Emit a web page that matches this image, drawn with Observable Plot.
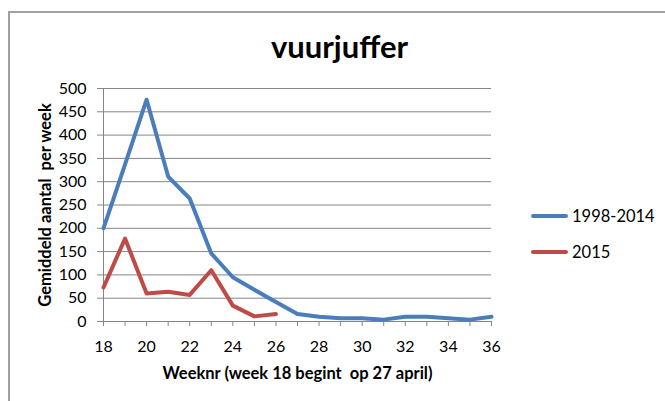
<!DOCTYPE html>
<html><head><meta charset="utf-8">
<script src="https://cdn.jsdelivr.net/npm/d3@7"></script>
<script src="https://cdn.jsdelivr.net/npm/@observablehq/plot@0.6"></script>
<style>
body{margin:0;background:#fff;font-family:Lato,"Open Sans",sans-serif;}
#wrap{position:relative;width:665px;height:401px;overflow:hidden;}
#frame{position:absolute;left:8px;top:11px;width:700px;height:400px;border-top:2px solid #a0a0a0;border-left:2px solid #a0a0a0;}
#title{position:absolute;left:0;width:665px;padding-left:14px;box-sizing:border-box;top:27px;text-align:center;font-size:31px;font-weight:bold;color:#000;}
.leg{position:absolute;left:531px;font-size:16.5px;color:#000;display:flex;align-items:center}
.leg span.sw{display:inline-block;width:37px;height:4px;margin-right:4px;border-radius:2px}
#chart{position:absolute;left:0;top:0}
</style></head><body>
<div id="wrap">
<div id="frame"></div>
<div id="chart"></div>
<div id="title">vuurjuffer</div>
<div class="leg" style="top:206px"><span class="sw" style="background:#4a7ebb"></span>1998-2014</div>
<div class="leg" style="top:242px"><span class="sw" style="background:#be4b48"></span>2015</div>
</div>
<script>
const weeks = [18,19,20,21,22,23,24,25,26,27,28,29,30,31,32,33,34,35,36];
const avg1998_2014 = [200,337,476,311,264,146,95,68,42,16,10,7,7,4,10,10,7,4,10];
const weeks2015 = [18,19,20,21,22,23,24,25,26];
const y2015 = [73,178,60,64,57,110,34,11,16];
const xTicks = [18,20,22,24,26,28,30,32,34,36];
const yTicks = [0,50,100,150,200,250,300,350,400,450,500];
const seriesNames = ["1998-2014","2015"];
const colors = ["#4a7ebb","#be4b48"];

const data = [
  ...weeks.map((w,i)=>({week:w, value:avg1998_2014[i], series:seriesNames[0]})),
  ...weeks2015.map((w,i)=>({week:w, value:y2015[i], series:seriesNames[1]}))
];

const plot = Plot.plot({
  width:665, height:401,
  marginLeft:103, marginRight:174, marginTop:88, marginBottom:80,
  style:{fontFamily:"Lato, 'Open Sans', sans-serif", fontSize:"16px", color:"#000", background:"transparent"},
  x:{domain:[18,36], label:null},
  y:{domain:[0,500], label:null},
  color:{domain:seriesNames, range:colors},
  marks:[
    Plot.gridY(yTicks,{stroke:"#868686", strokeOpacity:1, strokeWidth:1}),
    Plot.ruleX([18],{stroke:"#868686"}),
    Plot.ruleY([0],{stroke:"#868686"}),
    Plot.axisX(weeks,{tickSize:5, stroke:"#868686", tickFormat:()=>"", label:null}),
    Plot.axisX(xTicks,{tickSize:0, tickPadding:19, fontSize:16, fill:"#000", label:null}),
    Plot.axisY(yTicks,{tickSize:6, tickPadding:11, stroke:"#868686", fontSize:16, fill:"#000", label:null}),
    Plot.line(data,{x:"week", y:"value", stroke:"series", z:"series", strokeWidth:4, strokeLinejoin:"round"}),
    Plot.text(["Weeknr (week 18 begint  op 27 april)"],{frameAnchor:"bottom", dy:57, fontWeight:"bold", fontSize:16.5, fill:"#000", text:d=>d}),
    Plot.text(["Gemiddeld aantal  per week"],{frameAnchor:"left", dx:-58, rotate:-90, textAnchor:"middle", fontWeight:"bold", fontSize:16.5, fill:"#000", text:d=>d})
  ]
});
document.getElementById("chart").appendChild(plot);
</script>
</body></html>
=-=-=-=-=
Give the data above again in full and unchanged, skipping the pictures.

SOLVED EXERCISE =
Emit a web page that matches this image, drawn with Observable Plot.
<!DOCTYPE html>
<html><head><meta charset="utf-8">
<script src="https://cdn.jsdelivr.net/npm/d3@7"></script>
<script src="https://cdn.jsdelivr.net/npm/@observablehq/plot@0.6"></script>
<style>
body{margin:0;background:#fff;font-family:Lato,"Open Sans",sans-serif;}
#wrap{position:relative;width:665px;height:401px;overflow:hidden;}
#frame{position:absolute;left:8px;top:11px;width:700px;height:400px;border-top:2px solid #a0a0a0;border-left:2px solid #a0a0a0;}
#title{position:absolute;left:0;width:665px;padding-left:14px;box-sizing:border-box;top:27px;text-align:center;font-size:31px;font-weight:bold;color:#000;}
.leg{position:absolute;left:531px;font-size:16.5px;color:#000;display:flex;align-items:center}
.leg span.sw{display:inline-block;width:37px;height:4px;margin-right:4px;border-radius:2px}
#chart{position:absolute;left:0;top:0}
</style></head><body>
<div id="wrap">
<div id="frame"></div>
<div id="chart"></div>
<div id="title">vuurjuffer</div>
<div class="leg" style="top:206px"><span class="sw" style="background:#4a7ebb"></span>1998-2014</div>
<div class="leg" style="top:242px"><span class="sw" style="background:#be4b48"></span>2015</div>
</div>
<script>
const weeks = [18,19,20,21,22,23,24,25,26,27,28,29,30,31,32,33,34,35,36];
const avg1998_2014 = [200,337,476,311,264,146,95,68,42,16,10,7,7,4,10,10,7,4,10];
const weeks2015 = [18,19,20,21,22,23,24,25,26];
const y2015 = [73,178,60,64,57,110,34,11,16];
const xTicks = [18,20,22,24,26,28,30,32,34,36];
const yTicks = [0,50,100,150,200,250,300,350,400,450,500];
const seriesNames = ["1998-2014","2015"];
const colors = ["#4a7ebb","#be4b48"];

const data = [
  ...weeks.map((w,i)=>({week:w, value:avg1998_2014[i], series:seriesNames[0]})),
  ...weeks2015.map((w,i)=>({week:w, value:y2015[i], series:seriesNames[1]}))
];

const plot = Plot.plot({
  width:665, height:401,
  marginLeft:103, marginRight:174, marginTop:88, marginBottom:80,
  style:{fontFamily:"Lato, 'Open Sans', sans-serif", fontSize:"16px", color:"#000", background:"transparent"},
  x:{domain:[18,36], label:null},
  y:{domain:[0,500], label:null},
  color:{domain:seriesNames, range:colors},
  marks:[
    Plot.gridY(yTicks,{stroke:"#868686", strokeOpacity:1, strokeWidth:1}),
    Plot.ruleX([18],{stroke:"#868686"}),
    Plot.ruleY([0],{stroke:"#868686"}),
    Plot.axisX(weeks,{tickSize:5, stroke:"#868686", tickFormat:()=>"", label:null}),
    Plot.axisX(xTicks,{tickSize:0, tickPadding:19, fontSize:16, fill:"#000", label:null}),
    Plot.axisY(yTicks,{tickSize:6, tickPadding:11, stroke:"#868686", fontSize:16, fill:"#000", label:null}),
    Plot.line(data,{x:"week", y:"value", stroke:"series", z:"series", strokeWidth:4, strokeLinejoin:"round"}),
    Plot.text(["Weeknr (week 18 begint  op 27 april)"],{frameAnchor:"bottom", dy:57, fontWeight:"bold", fontSize:16.5, fill:"#000", text:d=>d}),
    Plot.text(["Gemiddeld aantal  per week"],{frameAnchor:"left", dx:-58, rotate:-90, textAnchor:"middle", fontWeight:"bold", fontSize:16.5, fill:"#000", text:d=>d})
  ]
});
document.getElementById("chart").appendChild(plot);
</script>
</body></html>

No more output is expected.